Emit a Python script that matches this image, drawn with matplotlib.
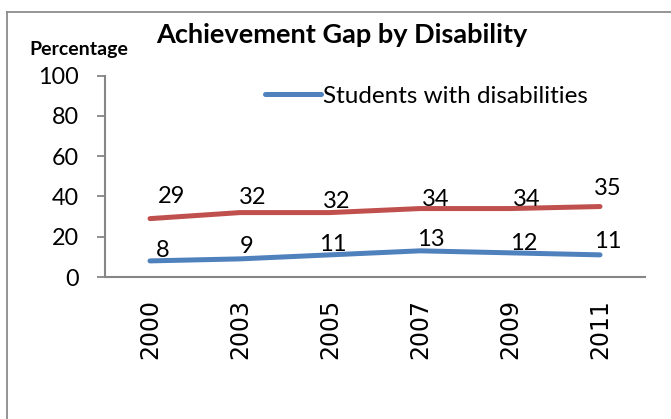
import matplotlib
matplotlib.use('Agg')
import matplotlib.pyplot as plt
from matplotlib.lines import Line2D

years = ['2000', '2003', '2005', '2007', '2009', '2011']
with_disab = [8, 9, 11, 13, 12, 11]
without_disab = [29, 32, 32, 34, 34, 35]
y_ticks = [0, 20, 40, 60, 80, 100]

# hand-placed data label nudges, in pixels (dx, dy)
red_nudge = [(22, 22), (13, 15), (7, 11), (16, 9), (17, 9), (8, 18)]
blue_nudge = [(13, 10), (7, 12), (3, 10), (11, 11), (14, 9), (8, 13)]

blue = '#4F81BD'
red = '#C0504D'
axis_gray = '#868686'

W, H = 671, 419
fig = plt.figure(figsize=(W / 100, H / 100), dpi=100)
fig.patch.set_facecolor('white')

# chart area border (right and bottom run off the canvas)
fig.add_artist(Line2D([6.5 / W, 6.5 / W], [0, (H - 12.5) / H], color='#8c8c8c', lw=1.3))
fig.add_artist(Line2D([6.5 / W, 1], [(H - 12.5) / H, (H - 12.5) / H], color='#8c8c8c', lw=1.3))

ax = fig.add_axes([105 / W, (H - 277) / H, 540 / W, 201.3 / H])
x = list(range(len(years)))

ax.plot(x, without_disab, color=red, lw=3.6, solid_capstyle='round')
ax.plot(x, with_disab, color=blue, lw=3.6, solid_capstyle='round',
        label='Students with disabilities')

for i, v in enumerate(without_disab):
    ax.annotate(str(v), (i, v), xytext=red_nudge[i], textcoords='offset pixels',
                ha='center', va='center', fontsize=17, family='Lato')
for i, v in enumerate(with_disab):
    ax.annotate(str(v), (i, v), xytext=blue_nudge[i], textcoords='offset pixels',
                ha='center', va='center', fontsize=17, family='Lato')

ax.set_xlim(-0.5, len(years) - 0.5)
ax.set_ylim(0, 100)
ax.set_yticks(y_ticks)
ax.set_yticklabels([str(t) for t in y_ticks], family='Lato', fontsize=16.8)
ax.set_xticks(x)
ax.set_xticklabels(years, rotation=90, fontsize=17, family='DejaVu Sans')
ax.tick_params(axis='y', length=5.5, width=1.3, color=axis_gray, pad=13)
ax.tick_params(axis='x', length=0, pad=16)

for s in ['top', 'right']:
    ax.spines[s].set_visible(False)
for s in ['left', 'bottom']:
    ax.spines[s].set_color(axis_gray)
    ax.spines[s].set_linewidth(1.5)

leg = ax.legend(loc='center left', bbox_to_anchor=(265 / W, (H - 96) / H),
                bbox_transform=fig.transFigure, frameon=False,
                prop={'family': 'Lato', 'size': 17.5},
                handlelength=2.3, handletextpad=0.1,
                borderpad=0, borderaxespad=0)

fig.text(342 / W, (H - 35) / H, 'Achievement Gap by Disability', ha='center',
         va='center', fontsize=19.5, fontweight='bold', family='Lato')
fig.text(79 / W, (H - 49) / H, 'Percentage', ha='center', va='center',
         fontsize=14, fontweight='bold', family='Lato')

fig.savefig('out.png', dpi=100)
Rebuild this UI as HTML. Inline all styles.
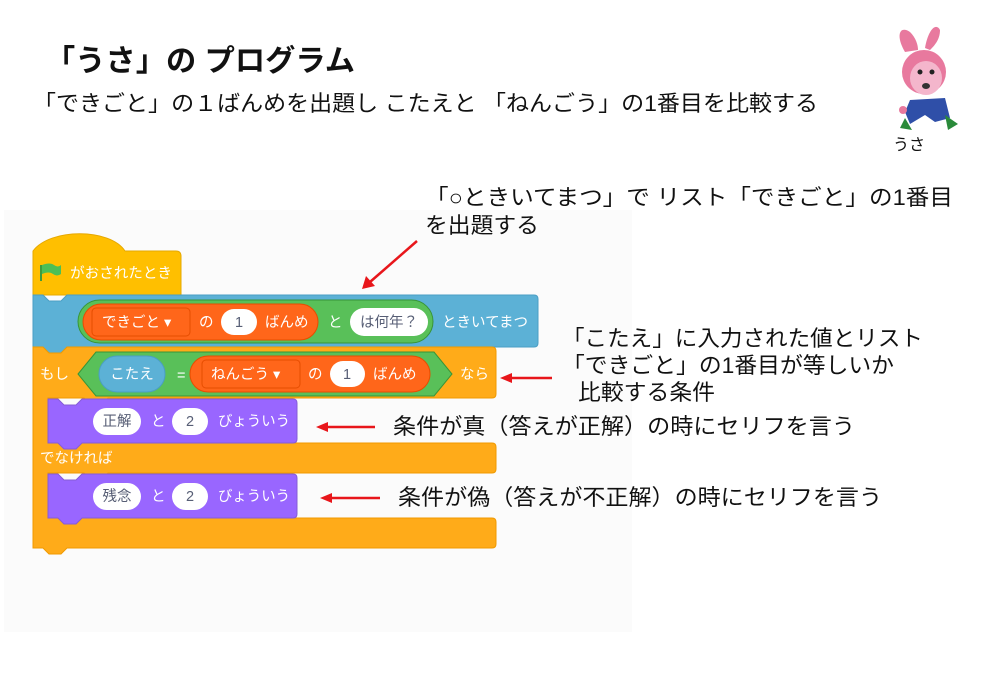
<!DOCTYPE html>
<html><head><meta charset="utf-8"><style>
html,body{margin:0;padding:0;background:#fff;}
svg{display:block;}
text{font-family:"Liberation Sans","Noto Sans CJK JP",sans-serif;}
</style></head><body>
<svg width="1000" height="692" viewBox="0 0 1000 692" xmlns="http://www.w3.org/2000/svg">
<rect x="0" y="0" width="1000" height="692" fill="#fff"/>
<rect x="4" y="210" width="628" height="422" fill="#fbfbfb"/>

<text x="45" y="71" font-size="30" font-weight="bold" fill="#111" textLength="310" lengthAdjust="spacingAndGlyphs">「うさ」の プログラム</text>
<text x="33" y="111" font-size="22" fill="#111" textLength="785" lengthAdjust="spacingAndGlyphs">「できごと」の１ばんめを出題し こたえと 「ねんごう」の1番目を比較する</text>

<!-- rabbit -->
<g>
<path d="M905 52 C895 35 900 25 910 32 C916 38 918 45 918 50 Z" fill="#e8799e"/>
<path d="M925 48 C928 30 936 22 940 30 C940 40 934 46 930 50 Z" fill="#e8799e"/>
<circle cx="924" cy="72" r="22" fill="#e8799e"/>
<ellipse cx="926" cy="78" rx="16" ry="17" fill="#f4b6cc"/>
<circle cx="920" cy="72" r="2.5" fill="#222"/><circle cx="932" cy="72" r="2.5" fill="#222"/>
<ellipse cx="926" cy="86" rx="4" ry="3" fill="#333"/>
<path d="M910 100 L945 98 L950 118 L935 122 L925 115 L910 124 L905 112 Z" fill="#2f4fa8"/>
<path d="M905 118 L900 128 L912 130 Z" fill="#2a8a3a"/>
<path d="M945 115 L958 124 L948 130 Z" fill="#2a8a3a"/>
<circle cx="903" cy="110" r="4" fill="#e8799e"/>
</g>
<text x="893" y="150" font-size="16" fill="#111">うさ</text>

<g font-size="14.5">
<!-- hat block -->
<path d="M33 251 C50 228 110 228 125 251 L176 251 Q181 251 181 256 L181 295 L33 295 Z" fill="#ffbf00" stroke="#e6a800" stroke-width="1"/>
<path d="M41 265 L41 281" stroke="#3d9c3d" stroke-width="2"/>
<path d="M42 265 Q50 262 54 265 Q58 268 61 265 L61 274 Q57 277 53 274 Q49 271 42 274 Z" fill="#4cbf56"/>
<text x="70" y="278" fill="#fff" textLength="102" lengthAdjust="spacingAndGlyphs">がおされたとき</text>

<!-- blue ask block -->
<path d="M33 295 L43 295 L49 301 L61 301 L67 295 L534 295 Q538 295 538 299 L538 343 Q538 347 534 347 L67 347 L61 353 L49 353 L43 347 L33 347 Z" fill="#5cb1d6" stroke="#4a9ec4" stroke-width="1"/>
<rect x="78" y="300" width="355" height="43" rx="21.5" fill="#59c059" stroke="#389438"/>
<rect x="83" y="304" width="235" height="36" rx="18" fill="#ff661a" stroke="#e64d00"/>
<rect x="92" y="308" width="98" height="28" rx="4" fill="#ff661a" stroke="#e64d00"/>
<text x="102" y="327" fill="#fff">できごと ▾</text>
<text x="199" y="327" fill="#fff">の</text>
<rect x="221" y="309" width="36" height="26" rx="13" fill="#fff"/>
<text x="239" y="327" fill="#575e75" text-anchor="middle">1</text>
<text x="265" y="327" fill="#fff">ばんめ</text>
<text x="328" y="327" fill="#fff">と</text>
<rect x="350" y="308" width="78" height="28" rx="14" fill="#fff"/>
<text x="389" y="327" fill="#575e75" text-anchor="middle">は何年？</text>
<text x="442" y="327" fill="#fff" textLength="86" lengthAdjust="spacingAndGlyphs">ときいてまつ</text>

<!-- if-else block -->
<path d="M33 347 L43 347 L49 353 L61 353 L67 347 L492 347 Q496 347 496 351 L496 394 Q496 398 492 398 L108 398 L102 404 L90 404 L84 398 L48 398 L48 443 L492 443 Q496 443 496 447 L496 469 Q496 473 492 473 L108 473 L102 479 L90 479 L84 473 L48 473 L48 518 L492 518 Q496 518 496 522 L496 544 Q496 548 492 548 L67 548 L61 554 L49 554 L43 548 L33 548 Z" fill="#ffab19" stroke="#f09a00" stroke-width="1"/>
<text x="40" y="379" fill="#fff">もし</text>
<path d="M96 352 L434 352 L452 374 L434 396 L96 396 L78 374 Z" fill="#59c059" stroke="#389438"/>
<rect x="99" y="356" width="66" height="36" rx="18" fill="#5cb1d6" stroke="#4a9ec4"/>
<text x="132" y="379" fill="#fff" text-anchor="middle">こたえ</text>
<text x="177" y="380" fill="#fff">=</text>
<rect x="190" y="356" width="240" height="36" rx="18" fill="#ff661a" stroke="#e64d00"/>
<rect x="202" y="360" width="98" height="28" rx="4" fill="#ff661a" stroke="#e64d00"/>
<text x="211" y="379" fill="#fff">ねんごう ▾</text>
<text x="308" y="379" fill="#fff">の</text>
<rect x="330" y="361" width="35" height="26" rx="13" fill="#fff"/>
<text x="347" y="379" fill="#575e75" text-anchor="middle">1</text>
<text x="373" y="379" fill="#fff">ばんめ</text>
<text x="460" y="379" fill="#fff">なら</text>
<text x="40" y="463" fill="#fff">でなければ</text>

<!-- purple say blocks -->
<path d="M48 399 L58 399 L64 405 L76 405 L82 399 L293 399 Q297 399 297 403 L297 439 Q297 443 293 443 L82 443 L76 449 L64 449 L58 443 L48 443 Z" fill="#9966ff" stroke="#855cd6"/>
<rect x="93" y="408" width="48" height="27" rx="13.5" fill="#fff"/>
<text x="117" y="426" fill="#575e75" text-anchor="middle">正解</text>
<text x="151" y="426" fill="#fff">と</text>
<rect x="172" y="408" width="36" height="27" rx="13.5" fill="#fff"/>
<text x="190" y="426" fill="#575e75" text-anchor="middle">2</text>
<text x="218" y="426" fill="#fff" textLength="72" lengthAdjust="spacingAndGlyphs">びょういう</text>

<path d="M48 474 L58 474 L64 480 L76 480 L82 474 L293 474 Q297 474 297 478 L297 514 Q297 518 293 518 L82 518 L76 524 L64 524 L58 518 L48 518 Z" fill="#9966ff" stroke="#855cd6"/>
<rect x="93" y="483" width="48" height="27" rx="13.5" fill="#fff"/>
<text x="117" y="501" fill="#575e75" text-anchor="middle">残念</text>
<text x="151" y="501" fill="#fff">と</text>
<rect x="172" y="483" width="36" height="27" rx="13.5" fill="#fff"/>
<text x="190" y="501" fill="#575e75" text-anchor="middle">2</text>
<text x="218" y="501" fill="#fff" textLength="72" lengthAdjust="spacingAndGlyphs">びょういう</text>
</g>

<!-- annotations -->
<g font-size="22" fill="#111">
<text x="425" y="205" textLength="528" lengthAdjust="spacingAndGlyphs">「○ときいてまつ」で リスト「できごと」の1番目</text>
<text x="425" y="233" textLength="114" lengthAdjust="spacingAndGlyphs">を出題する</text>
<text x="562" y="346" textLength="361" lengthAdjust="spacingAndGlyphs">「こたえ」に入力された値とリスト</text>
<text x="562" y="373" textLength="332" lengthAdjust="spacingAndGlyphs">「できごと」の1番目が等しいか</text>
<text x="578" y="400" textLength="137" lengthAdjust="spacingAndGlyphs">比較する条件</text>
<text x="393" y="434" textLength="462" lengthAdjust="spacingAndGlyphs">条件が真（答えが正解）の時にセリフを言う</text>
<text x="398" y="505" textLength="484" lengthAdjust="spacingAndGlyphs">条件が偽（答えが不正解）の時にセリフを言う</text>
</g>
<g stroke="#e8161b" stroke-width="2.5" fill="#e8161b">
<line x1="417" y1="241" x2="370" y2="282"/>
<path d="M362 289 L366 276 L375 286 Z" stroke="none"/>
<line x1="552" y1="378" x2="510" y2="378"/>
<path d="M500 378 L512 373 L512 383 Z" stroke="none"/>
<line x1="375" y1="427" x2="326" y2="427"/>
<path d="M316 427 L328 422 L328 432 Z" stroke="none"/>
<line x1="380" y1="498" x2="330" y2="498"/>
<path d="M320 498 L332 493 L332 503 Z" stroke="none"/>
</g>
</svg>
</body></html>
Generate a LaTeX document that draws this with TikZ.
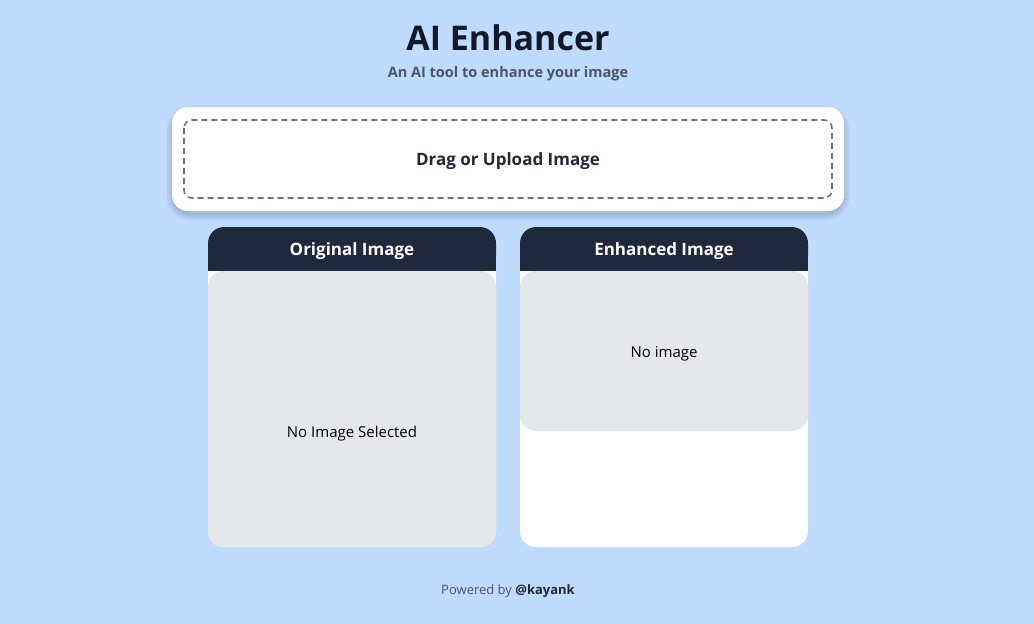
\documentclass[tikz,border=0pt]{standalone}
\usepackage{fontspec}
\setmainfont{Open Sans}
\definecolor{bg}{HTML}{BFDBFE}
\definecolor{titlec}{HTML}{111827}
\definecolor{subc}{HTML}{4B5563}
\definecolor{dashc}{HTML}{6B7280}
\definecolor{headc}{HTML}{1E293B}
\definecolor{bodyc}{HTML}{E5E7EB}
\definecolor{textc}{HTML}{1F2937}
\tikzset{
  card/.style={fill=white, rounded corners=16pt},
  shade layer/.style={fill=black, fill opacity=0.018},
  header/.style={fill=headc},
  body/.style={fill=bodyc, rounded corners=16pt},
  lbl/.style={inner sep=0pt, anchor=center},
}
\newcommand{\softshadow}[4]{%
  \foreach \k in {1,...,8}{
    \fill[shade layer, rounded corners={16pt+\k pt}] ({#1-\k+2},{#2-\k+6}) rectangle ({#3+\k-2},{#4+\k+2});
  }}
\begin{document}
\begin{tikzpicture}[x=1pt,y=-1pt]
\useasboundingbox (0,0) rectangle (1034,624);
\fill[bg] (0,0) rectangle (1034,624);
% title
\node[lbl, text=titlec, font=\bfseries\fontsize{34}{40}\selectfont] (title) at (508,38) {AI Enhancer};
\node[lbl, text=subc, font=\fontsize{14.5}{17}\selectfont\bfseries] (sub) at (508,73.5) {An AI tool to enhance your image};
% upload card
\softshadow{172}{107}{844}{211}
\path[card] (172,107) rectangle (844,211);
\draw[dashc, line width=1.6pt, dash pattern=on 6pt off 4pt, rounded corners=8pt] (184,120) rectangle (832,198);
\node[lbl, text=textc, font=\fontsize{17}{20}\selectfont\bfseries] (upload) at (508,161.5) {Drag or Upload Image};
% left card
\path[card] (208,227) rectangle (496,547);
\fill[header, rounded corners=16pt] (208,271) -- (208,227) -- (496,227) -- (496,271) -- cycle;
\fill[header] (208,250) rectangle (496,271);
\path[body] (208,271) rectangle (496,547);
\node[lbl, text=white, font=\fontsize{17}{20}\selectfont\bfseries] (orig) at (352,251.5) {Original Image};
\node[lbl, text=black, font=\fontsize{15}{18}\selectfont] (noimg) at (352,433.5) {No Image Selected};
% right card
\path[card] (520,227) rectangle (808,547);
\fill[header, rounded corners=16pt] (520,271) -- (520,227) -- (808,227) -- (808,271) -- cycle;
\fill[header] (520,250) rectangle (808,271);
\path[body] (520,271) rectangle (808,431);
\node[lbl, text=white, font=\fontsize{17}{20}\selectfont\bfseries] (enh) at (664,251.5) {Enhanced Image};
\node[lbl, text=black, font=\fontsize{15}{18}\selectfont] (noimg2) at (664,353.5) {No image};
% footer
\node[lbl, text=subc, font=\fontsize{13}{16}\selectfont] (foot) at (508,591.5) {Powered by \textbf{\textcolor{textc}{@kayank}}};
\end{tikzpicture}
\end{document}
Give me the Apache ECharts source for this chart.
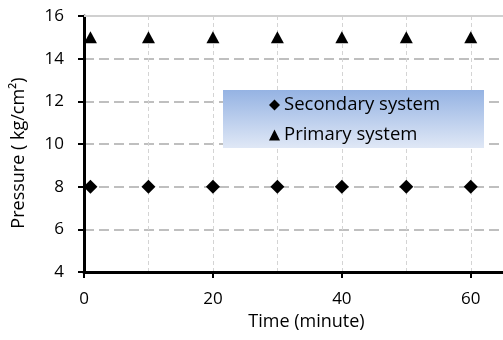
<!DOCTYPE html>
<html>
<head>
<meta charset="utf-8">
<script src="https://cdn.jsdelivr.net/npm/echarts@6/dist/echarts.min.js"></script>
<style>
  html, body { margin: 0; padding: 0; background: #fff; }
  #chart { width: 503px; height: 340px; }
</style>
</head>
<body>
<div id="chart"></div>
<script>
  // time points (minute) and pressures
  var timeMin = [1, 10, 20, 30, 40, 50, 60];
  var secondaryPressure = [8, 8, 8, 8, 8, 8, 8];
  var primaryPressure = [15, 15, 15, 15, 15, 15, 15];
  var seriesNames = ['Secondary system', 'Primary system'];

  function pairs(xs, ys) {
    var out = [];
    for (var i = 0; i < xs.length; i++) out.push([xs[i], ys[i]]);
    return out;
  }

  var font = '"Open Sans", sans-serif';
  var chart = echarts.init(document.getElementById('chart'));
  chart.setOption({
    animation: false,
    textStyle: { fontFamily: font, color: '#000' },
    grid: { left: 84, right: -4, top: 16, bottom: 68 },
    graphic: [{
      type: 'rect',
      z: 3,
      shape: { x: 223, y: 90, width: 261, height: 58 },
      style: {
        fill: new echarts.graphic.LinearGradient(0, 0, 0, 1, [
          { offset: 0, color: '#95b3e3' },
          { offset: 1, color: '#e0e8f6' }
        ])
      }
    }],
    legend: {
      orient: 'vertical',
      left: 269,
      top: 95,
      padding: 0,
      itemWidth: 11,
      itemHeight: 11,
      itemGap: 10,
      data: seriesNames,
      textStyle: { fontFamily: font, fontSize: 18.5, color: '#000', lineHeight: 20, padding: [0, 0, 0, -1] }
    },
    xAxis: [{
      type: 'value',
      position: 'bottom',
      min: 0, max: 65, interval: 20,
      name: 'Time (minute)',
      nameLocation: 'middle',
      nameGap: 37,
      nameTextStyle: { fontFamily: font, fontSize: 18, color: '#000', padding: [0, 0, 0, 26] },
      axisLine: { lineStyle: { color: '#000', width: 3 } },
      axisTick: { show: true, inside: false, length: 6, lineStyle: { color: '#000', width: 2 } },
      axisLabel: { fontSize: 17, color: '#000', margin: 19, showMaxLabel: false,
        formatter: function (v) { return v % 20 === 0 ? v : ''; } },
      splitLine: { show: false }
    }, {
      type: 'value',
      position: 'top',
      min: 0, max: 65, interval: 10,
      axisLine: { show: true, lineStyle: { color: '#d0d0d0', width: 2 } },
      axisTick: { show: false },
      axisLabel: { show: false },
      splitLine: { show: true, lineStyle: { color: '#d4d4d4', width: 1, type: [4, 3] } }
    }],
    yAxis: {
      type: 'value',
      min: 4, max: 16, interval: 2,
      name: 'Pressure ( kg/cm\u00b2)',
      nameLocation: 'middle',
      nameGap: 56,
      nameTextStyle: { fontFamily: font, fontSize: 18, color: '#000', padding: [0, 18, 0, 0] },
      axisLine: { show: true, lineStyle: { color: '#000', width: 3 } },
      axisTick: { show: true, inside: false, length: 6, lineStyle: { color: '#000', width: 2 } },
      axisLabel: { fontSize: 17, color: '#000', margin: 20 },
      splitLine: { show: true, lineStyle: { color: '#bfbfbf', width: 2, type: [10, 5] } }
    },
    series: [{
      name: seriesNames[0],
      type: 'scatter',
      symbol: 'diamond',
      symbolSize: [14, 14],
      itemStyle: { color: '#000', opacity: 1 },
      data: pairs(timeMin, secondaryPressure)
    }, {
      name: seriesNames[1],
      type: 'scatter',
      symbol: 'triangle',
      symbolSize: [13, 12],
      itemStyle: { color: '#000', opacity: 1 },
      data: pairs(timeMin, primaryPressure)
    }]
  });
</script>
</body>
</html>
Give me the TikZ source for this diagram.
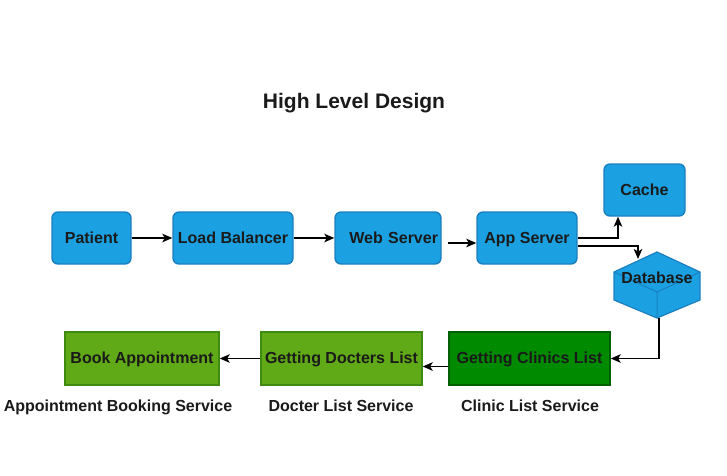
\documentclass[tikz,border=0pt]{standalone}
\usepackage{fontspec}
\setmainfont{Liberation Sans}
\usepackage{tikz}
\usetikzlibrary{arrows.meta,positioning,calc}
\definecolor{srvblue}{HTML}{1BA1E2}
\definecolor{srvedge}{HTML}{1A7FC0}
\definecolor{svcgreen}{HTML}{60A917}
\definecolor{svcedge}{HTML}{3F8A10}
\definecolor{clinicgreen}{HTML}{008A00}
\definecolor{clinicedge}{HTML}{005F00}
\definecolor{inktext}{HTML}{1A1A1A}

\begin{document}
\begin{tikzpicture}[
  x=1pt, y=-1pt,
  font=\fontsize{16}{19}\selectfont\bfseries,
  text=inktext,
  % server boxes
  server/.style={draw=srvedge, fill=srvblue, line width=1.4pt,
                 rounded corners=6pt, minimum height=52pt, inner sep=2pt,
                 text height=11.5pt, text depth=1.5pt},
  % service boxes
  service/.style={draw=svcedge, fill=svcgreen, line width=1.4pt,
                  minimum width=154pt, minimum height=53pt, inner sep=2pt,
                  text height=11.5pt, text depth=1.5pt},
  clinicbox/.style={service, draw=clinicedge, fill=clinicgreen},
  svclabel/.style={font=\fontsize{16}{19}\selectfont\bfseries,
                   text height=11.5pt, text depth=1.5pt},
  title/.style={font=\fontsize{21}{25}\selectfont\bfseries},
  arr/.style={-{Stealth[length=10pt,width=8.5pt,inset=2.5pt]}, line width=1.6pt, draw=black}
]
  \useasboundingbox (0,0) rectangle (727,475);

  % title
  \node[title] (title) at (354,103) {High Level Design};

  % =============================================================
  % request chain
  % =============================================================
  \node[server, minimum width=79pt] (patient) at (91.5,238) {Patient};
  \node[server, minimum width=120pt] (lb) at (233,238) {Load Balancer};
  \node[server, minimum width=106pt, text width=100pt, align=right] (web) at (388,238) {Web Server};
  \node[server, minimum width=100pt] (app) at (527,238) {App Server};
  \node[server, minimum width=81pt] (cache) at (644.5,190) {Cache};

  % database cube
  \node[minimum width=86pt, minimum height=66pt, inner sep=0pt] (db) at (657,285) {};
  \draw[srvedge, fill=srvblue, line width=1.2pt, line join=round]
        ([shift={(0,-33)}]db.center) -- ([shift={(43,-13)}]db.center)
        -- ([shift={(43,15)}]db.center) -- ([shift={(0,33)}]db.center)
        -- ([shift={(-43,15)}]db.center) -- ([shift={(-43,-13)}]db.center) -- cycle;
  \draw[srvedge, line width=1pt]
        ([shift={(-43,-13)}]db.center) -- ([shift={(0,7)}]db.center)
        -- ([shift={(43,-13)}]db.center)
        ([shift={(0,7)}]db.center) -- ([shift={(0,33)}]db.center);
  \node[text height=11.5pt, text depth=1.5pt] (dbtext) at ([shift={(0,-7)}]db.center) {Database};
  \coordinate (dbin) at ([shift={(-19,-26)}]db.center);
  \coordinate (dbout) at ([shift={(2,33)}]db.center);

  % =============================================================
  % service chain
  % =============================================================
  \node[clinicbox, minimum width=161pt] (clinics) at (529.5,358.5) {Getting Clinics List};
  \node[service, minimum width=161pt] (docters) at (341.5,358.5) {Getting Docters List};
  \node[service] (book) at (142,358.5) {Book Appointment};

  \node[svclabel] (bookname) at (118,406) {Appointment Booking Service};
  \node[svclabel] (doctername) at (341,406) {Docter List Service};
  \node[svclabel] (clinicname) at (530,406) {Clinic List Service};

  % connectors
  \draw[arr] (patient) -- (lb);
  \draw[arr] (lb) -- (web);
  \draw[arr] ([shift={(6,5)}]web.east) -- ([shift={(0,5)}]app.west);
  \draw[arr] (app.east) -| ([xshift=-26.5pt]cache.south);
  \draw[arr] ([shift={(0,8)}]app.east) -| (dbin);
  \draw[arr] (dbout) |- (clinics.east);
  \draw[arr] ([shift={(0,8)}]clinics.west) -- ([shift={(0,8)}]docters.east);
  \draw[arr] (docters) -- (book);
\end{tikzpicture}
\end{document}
*****
§ YOUR OBJECTIVE: Leave out the pictures and restate, word for word, the lines from the top of the data through the line containing "label='Students with disabilities')", both included.

§ REPLY TO THE TASK:
Emit a Python script that matches this image, drawn with matplotlib.
import matplotlib
matplotlib.use('Agg')
import matplotlib.pyplot as plt
from matplotlib.lines import Line2D

years = ['2000', '2003', '2005', '2007', '2009', '2011']
with_disab = [8, 9, 11, 13, 12, 11]
without_disab = [29, 32, 32, 34, 34, 35]
y_ticks = [0, 20, 40, 60, 80, 100]

# hand-placed data label nudges, in pixels (dx, dy)
red_nudge = [(22, 22), (13, 15), (7, 11), (16, 9), (17, 9), (8, 18)]
blue_nudge = [(13, 10), (7, 12), (3, 10), (11, 11), (14, 9), (8, 13)]

blue = '#4F81BD'
red = '#C0504D'
axis_gray = '#868686'

W, H = 671, 419
fig = plt.figure(figsize=(W / 100, H / 100), dpi=100)
fig.patch.set_facecolor('white')

# chart area border (right and bottom run off the canvas)
fig.add_artist(Line2D([6.5 / W, 6.5 / W], [0, (H - 12.5) / H], color='#8c8c8c', lw=1.3))
fig.add_artist(Line2D([6.5 / W, 1], [(H - 12.5) / H, (H - 12.5) / H], color='#8c8c8c', lw=1.3))

ax = fig.add_axes([105 / W, (H - 277) / H, 540 / W, 201.3 / H])
x = list(range(len(years)))

ax.plot(x, without_disab, color=red, lw=3.6, solid_capstyle='round')
ax.plot(x, with_disab, color=blue, lw=3.6, solid_capstyle='round',
        label='Students with disabilities')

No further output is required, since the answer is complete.